Sheffield se mantenía vuelto de espaldas esperando. Mark prosiguió:
—Las otras diecisiete expediciones que fracasaron en planetas que ahora están habitados, eran todas ellas pequeñas expediciones de reconocimiento. En dieciséis de los casos, la causa de la muerte fue destrucción de la nave por una causa u otra, y en el caso restante —el de Coma Minor—, el fracaso fue resultado de un ataque por sorpresa lanzado por formas de vida indígena, no inteligentes, desde luego. Poseo los detalles de todos ellos…
Sheffield dio un respingo. Mark era capaz de darle los detalles de las diecisiete expediciones, sin olvidar ni uno solo. Para él resultaba fácil citar todos los informes de cada expedición palabra por palabra; tan fácil como decir sí o no. Y a lo mejor se le ocurría citarlos. Los mnemotécnicos no tenían poder selector. Este era uno de las aspectos que hacían imposible la convivencia entre ellos y las personas corrientes. Los mnemotécnicos eran unos tremendos pelmazos por su propia naturaleza. Incluso Sheffield, que estaba acostumbrado a escucharlos y hasta cierto punto inmunizado y que no tenía intención de interrumpir a Mark si a este le daba por hablar, suspiró levemente.
—Pero de nada serviría citarlos —continuó Mark, y Sheffield sintió que se salvaba de un espantoso rollo—. No concuerdan con los de la expedición a Júnior.
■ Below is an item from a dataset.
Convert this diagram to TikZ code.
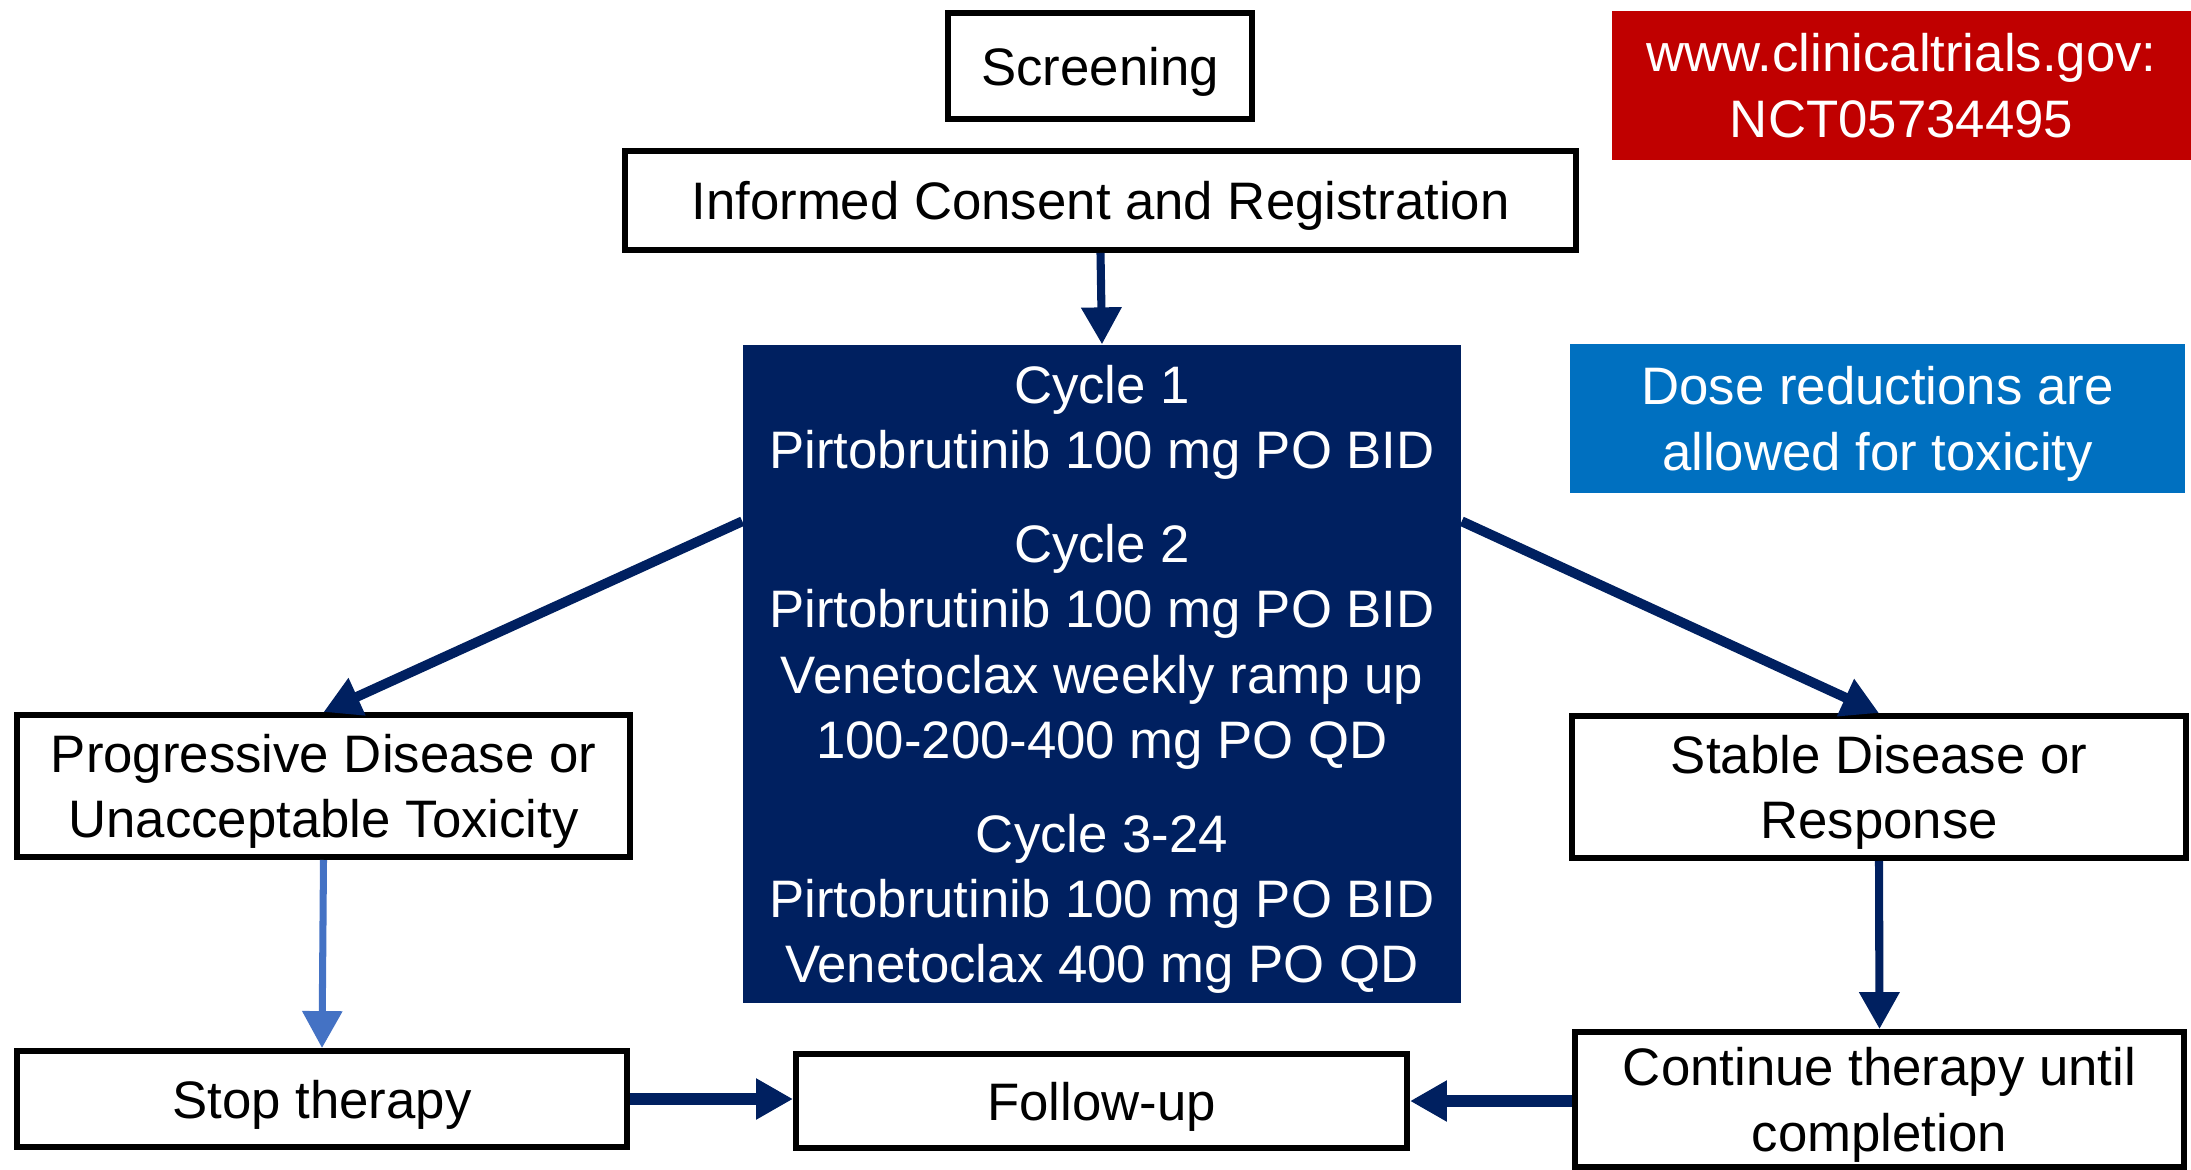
\documentclass[tikz,border=0pt]{standalone}
\usepackage{fontspec}
\setmainfont{Liberation Sans}
\usetikzlibrary{shapes}
\usetikzlibrary{arrows,arrows.meta}
\definecolor{navy}{HTML}{002060}
\definecolor{trialred}{HTML}{C00000}
\definecolor{doseblue}{HTML}{0070C0}
\definecolor{stopblue}{HTML}{4472C4}

\begin{document}
\begin{tikzpicture}[x=0.01cm,y=-0.01cm]
		\tikzstyle{every node}=[align=center,inner sep=0pt,text depth=0pt,font=\fontsize{15}{18.6}\selectfont]
		\tikzstyle{box}=[rectangle,draw,line width=1.7pt]
		\tikzstyle{flag}=[rectangle,text=white]
		\tikzstyle{link}=[draw=navy,-{Triangle[length=10.5pt,width=11pt]}]
		
		\useasboundingbox (0,0) rectangle (2191,1170);
		
		\node[box,minimum width=304*0.01cm,minimum height=106*0.01cm](screen) at (1100,66) {Screening};
		\node[box,minimum width=951*0.01cm,minimum height=99*0.01cm](consent) at (1100.5,200.5) {Informed Consent and Registration};
		\node[flag,fill=trialred,minimum width=579*0.01cm,minimum height=149*0.01cm](trial) at (1901.5,85.5) {www.clinicaltrials.gov:\\NCT05734495};
		\node[flag,fill=navy,minimum width=718*0.01cm,minimum height=658*0.01cm](cycles) at (1102,674) {Cycle 1\\Pirtobrutinib 100 mg PO BID\\[8pt]
			Cycle 2\\Pirtobrutinib 100 mg PO BID\\Venetoclax weekly ramp up\\100-200-400 mg PO QD\\[8pt]
			Cycle 3-24\\Pirtobrutinib 100 mg PO BID\\Venetoclax 400 mg PO QD};
		\node[flag,fill=doseblue,minimum width=615*0.01cm,minimum height=149*0.01cm](dose) at (1877.5,418.5) {Dose reductions are\\allowed for toxicity};
		\node[box,minimum width=613*0.01cm,minimum height=142*0.01cm](prog) at (323.5,786) {Progressive Disease or\\Unacceptable Toxicity};
		\node[box,minimum width=614*0.01cm,minimum height=142*0.01cm](stable) at (1879,787) {Stable Disease or\\Response};
		\node[box,minimum width=610*0.01cm,minimum height=96*0.01cm](stop) at (322,1099) {Stop therapy};
		\node[box,minimum width=611*0.01cm,minimum height=94*0.01cm](follow) at (1101.5,1101) {Follow-up};
		\node[box,minimum width=609*0.01cm,minimum height=135*0.01cm](cont) at (1879.5,1099.5) {Continue therapy until\\completion};
		
		\draw[link,line width=2.3pt] (consent.south) -- (cycles.north);
		\draw[link,line width=2.8pt] (cycles.157) -- (prog.north);
		\draw[link,line width=2.8pt] (cycles.23) -- (stable.north);
		\draw[link,draw=stopblue,line width=2pt] (prog.south) -- (stop.north);
		\draw[link,line width=2.3pt] (stable.south) -- (cont.north);
		\draw[link,line width=3.4pt] (stop.east) -- (stop.east -| follow.west);
		\draw[link,line width=3.4pt] (cont.west |- follow.east) -- (follow.east);
\end{tikzpicture}
\end{document}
Esta consistió en una verdadera colonización: se establecieron en el planeta setecientos ochenta y nueve hombres, doscientas siete mujeres y quince niños menores de trece años. En el curso del año siguiente, se añadieron a éstos por inmigración trescientas quince mujeres, nueve hombres y dos niños. La colonia se mantuvo sin novedad durante casi dos años y la causa de que todos sus miembros pereciesen se desconoce. A juzgar por su propio informe, pudo haber sido una epidemia. Esto es distinto, desde luego. Pero Júnior no tiene nada de insólito si exceptuamos, naturalmente… Mark hizo una pausa, como si aquel detalle tuviese tan poca importancia que ni siquiera valiese la pena mencionarlo. Sheffield se contuvo para no gritar. Pero se esforzó por decir con calma:
—Ah, sí, esa diferencia que todos conocemos.
Mark prosiguió:
—La misma. Que tiene dos soles y los demás planetas sólo tienen uno.
El psicólogo hubiera llorado de rabia. ¡Nada!
¿Pero de qué hubiera servido? Otra vez tendría más suerte. Quien no sea capaz de tener paciencia con un mnemotécnico, más valdrá que prescinda de él.
Se sentó en la butaca hidráulica y se ató perfectamente a ella con las correas. Mark hizo lo propio. (A Sheffield le hubiera gustado ayudarle, pero esto no hubiera sido juicioso). Consultó su cronómetro. Era muy posible que ya estuviesen descendiendo en espiral.
A causa de la decepción que sentía, Sheffield estaba muy conturbado. Mark Annuncio había hecho mal al seguir su barrunto, que le impulsaba a considerar unos embusteros al capitán y a los demás miembros de la tripulación. Los mnemotécnicos tenían tendencia a creer que, puesto que su repertorio de datos era muy grande, era también completo. Evidentemente, con esto cometían un craso error. Por consiguiente era necesario (en palabras de Karaganda), que presentasen sus correlaciones a una autoridad debidamente calificada, sin actuar nunca por su cuenta.
¿Qué importancia podía tener el error de Mark? El muchacho era el primer mnemotécnico que abandonaba la residencia del Servicio; el primero que era separado de sus colegas; el primero que vivía entre legos. ¿Qué efectos produciría esto sobre él? ¿Qué efectos había producido ya? ¿Serían malos? En este caso, ¿cómo podían evitarse?
El doctor Oswald Mayer Sheffield ignoraba la respuesta a todas estas preguntas.